[Supplied material]
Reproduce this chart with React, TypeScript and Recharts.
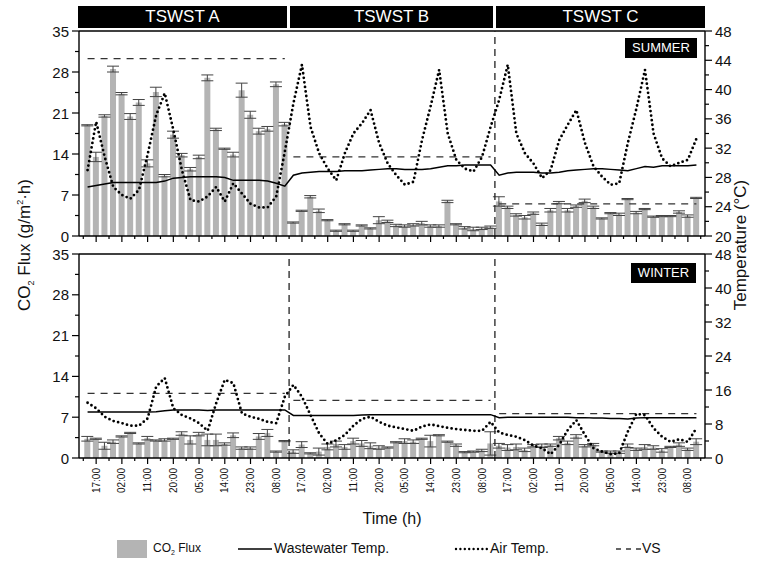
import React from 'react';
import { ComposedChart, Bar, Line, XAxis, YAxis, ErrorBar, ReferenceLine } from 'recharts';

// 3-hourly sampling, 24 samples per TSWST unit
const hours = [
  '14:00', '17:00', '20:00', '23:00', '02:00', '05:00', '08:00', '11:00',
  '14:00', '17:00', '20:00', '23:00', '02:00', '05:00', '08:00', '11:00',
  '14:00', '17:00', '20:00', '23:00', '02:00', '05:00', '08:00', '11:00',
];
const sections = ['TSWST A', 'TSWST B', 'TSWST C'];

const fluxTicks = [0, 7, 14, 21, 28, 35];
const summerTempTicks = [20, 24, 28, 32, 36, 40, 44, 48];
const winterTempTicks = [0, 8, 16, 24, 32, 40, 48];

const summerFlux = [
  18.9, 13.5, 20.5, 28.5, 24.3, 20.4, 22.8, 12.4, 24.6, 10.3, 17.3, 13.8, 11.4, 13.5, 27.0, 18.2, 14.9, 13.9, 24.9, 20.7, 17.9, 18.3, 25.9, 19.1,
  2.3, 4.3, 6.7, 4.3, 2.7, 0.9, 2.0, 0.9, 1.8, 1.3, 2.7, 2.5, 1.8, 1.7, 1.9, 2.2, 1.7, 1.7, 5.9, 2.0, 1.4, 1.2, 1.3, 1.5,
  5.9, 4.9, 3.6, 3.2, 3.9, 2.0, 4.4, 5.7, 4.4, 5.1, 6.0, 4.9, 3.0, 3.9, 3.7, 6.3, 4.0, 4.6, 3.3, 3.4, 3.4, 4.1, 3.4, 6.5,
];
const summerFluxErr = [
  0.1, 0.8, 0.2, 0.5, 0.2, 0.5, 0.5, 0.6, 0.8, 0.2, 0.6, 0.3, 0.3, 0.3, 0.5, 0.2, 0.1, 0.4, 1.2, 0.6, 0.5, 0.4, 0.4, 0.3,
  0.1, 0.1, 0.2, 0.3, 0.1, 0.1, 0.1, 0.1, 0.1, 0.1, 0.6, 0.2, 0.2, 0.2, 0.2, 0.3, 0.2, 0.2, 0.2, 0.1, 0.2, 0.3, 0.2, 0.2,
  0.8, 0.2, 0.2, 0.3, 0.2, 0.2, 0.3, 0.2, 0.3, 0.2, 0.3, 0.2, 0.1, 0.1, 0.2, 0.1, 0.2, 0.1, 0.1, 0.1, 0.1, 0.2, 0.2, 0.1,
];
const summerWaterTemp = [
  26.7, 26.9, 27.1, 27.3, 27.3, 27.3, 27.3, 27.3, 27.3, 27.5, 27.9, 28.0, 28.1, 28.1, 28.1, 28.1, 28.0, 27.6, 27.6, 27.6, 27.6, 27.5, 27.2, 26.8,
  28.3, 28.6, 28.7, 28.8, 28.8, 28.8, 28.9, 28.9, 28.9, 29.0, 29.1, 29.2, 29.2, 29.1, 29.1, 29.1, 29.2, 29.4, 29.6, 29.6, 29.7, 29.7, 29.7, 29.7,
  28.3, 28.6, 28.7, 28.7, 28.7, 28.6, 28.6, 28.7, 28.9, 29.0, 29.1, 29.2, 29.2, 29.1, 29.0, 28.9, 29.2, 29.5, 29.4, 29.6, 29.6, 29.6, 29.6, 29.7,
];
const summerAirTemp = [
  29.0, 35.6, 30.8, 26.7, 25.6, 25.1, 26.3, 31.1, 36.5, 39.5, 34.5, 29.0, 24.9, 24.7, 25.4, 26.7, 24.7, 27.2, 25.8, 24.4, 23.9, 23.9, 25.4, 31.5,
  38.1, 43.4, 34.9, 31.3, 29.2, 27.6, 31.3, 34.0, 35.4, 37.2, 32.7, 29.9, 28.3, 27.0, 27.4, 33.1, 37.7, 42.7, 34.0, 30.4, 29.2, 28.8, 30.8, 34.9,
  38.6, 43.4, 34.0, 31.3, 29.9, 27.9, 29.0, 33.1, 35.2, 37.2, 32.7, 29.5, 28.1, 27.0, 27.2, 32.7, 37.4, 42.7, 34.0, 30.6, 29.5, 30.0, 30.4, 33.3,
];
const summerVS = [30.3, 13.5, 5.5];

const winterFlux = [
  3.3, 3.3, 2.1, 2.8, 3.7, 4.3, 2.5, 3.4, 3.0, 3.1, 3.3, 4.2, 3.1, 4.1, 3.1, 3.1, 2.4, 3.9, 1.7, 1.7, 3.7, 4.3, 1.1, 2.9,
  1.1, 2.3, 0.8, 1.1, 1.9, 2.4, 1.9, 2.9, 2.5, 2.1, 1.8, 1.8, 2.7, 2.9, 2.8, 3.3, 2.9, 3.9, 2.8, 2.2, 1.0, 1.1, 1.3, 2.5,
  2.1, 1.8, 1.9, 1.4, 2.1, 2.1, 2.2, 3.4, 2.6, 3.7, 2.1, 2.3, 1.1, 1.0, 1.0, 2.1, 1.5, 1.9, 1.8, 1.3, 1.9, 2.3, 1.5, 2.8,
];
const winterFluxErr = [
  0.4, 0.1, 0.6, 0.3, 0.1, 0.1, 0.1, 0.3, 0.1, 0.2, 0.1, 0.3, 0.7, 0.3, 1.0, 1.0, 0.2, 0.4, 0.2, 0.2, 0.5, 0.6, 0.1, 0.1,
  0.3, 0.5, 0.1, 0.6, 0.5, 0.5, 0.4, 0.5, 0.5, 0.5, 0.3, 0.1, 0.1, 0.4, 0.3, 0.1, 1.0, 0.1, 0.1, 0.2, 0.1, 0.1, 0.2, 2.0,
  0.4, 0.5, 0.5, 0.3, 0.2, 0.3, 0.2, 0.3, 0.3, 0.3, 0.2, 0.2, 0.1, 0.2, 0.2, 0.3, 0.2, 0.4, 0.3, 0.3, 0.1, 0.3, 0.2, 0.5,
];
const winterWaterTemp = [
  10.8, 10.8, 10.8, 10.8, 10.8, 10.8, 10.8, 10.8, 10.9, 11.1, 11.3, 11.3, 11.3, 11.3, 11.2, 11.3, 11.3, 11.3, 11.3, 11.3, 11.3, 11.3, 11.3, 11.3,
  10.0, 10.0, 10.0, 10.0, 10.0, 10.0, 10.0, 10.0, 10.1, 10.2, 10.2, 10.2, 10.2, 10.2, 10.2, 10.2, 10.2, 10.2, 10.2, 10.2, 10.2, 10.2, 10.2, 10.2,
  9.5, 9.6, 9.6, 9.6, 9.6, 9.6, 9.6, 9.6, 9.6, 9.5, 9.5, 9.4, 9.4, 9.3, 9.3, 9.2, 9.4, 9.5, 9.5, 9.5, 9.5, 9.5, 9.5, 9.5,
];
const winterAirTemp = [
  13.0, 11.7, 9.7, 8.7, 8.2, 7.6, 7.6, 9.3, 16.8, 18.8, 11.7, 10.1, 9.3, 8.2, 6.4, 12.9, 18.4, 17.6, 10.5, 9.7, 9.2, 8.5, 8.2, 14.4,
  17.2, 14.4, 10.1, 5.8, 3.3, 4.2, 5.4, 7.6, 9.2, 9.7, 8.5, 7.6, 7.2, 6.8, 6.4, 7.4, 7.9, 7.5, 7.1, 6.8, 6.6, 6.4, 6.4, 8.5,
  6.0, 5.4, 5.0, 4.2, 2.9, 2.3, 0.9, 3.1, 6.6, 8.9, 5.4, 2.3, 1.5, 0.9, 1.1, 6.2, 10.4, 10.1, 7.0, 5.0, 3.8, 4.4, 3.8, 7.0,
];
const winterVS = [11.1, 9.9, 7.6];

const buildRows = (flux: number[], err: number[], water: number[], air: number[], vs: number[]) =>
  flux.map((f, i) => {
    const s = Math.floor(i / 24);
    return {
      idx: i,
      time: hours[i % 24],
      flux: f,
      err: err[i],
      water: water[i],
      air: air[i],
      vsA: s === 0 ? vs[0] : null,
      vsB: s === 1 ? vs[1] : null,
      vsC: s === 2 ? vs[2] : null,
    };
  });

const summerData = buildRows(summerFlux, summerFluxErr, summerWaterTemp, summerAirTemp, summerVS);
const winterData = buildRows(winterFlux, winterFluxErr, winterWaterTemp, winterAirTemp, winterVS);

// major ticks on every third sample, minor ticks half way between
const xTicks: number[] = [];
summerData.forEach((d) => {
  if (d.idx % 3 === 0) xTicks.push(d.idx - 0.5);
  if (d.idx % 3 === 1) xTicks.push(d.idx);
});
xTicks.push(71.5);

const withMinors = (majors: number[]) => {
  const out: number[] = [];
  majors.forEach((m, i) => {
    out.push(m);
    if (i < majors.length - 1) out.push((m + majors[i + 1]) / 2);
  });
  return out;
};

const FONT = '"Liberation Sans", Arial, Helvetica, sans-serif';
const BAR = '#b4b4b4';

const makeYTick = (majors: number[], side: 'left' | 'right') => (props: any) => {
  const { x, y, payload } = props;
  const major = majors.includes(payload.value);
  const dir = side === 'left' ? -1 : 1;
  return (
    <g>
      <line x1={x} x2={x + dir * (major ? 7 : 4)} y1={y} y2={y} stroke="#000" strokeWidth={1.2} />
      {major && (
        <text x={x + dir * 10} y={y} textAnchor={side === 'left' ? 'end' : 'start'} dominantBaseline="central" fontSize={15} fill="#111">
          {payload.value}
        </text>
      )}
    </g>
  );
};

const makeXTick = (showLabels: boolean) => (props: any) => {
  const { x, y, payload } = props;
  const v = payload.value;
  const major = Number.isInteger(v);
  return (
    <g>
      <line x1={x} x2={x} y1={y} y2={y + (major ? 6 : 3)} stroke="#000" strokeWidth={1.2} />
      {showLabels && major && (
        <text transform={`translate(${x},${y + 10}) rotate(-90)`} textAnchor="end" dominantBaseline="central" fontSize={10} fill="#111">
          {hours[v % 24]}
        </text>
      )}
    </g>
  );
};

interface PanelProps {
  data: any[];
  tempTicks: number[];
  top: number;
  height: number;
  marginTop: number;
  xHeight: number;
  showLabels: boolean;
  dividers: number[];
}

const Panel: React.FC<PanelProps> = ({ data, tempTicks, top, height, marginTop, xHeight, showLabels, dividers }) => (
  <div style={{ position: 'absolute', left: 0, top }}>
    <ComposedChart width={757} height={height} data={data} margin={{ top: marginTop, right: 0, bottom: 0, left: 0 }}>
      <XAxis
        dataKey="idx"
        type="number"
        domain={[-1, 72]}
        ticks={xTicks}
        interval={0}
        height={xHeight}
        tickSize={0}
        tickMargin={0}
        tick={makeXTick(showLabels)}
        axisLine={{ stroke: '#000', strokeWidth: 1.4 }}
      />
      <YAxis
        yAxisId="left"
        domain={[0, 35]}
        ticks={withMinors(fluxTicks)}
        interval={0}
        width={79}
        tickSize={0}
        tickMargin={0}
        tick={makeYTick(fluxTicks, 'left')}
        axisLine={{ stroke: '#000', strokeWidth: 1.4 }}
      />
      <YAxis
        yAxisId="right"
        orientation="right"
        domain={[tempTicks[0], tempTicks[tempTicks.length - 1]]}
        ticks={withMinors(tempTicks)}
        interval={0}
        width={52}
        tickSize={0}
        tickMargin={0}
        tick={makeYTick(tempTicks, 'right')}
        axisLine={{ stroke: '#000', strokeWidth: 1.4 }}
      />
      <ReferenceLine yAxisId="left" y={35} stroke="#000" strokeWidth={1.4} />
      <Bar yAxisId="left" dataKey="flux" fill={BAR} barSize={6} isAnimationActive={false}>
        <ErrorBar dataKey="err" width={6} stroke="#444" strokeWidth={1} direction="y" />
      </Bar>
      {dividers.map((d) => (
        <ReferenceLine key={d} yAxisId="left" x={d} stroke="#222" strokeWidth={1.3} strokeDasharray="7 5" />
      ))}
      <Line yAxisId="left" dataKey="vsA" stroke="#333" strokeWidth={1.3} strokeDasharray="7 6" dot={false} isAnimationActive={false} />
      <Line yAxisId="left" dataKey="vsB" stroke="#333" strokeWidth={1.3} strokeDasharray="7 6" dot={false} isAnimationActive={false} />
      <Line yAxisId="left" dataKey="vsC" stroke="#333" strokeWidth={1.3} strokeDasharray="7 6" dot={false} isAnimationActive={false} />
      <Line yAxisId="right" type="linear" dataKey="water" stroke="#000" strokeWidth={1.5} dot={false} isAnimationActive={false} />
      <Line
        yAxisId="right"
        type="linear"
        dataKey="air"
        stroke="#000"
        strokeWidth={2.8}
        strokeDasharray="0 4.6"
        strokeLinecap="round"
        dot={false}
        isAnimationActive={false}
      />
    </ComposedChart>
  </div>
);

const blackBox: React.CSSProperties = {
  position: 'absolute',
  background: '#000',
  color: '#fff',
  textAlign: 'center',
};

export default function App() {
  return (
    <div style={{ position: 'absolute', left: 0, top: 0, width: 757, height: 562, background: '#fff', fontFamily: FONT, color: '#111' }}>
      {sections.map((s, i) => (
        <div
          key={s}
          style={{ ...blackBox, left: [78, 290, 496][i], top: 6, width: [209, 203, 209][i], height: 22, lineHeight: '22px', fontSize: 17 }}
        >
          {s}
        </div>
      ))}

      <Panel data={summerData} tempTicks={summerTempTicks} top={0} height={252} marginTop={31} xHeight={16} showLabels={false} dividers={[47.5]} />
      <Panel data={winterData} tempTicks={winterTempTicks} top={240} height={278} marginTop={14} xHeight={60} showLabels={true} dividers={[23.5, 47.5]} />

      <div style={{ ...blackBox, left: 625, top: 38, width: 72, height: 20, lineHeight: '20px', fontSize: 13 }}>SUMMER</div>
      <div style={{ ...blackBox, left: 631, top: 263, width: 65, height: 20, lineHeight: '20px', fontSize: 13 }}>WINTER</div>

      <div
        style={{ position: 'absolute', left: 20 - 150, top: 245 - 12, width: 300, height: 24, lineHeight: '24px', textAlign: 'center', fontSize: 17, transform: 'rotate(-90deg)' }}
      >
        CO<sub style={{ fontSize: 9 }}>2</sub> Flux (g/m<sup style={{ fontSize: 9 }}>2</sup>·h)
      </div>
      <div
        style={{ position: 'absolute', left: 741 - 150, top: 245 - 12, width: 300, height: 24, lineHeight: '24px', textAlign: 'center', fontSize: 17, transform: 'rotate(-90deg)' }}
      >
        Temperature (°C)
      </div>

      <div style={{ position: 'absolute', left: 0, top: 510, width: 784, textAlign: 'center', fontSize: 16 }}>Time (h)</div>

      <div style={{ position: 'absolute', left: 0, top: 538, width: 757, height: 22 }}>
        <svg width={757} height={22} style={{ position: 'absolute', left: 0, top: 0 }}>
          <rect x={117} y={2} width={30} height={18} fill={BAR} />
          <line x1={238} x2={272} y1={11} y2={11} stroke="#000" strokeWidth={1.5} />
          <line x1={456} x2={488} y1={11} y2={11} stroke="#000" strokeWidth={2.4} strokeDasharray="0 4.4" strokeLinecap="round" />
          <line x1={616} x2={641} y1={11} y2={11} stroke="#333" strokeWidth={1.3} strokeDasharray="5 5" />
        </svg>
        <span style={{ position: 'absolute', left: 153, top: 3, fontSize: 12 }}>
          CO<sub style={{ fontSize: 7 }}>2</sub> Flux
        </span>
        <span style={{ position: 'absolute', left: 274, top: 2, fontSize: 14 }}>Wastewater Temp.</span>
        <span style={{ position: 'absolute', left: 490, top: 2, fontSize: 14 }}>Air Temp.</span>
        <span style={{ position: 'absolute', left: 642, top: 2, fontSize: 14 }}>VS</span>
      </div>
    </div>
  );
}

[Exercise requirements] Write out an exact copy of the listing, first line through the line containing "const winterTempTicks = [0, 8, 16, 24, 32, 40, 48];", with the pictures left out.

[In response]
Reproduce this chart with React, TypeScript and Recharts.
import React from 'react';
import { ComposedChart, Bar, Line, XAxis, YAxis, ErrorBar, ReferenceLine } from 'recharts';

// 3-hourly sampling, 24 samples per TSWST unit
const hours = [
  '14:00', '17:00', '20:00', '23:00', '02:00', '05:00', '08:00', '11:00',
  '14:00', '17:00', '20:00', '23:00', '02:00', '05:00', '08:00', '11:00',
  '14:00', '17:00', '20:00', '23:00', '02:00', '05:00', '08:00', '11:00',
];
const sections = ['TSWST A', 'TSWST B', 'TSWST C'];

const fluxTicks = [0, 7, 14, 21, 28, 35];
const summerTempTicks = [20, 24, 28, 32, 36, 40, 44, 48];
const winterTempTicks = [0, 8, 16, 24, 32, 40, 48];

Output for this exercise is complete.